Lecture about Shakespeare, delivered by Anthony Burgess to students at City College, New York [Commoners and Kings: A Midsummer Night's Dream and Richard II]

Scope and Content

Before the lecture begins proper, Burgess goes over gaps in knowledge that have been brought up in the assignments that he has been marking. This includes the nuances of Elizabethan grammar, the relationships signified by personal pronouns (e.g., “thou” and “you”), and blank verse. To stress the importance of blank verse to dramaturgy, Burgess uses examples of recent performances of Cyrano where the actors improvised over his lines [part 1: 4:30].
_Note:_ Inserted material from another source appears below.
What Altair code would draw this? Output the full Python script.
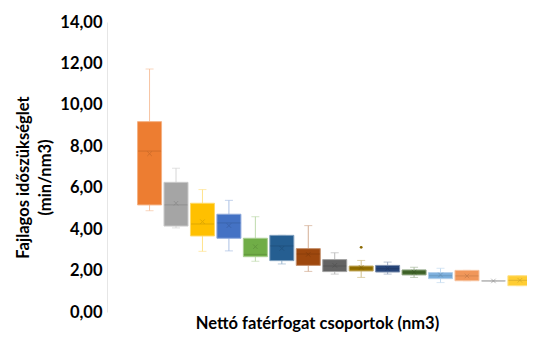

Burgess then discusses A Midsummer Night’s Dream in more depth than the previous lecture. In particular, Burgess highlights the mechanicals as revealing Elizabethan theatre practices, and the play’s democratic representation of the common man in fairy land. Burgess uses Robert Devereux, Earl of Essex, more affectionately known as Robin, as a point to link Midsummer with his discussion of Richard II. Burgess frames this play among the hardships of 1595, which included rioting apprentices, bad harvests, inflation, anxieties about succession and fears of a second Spanish Armada. Burgess considers this play as Shakespeare’s first mature historical tragedy; as the first in the War of the Roses plays; as a representation of overthrowing and deposing a royal; and as providing the first verbose tragic part for Richard Burbage. Burgess quotes from these plays throughout, such as Part 1; 37:30 A Midsummer Night’s Dream, Act 1, Scene 2 (“Is all our company here?...”); Part 1: 43:50 A Midsummer Night’s Dream, Act 3, Scene 1 (“Bless thee, Bottom! bless thee! thou art translated…”); and Part 2: 24:39 Richard II, Act 2, Scene 1 (“Methinks I am a prophet new inspired…”).

Audience questions are asked throughout but these are largely inaudible [Part 1: 19:10, Part 1: 22:20, Part 2: 16:48, and Part 2: 17:50]

Access Information

Open

This recording has been digitised and is accessible to researchers in mp3 format.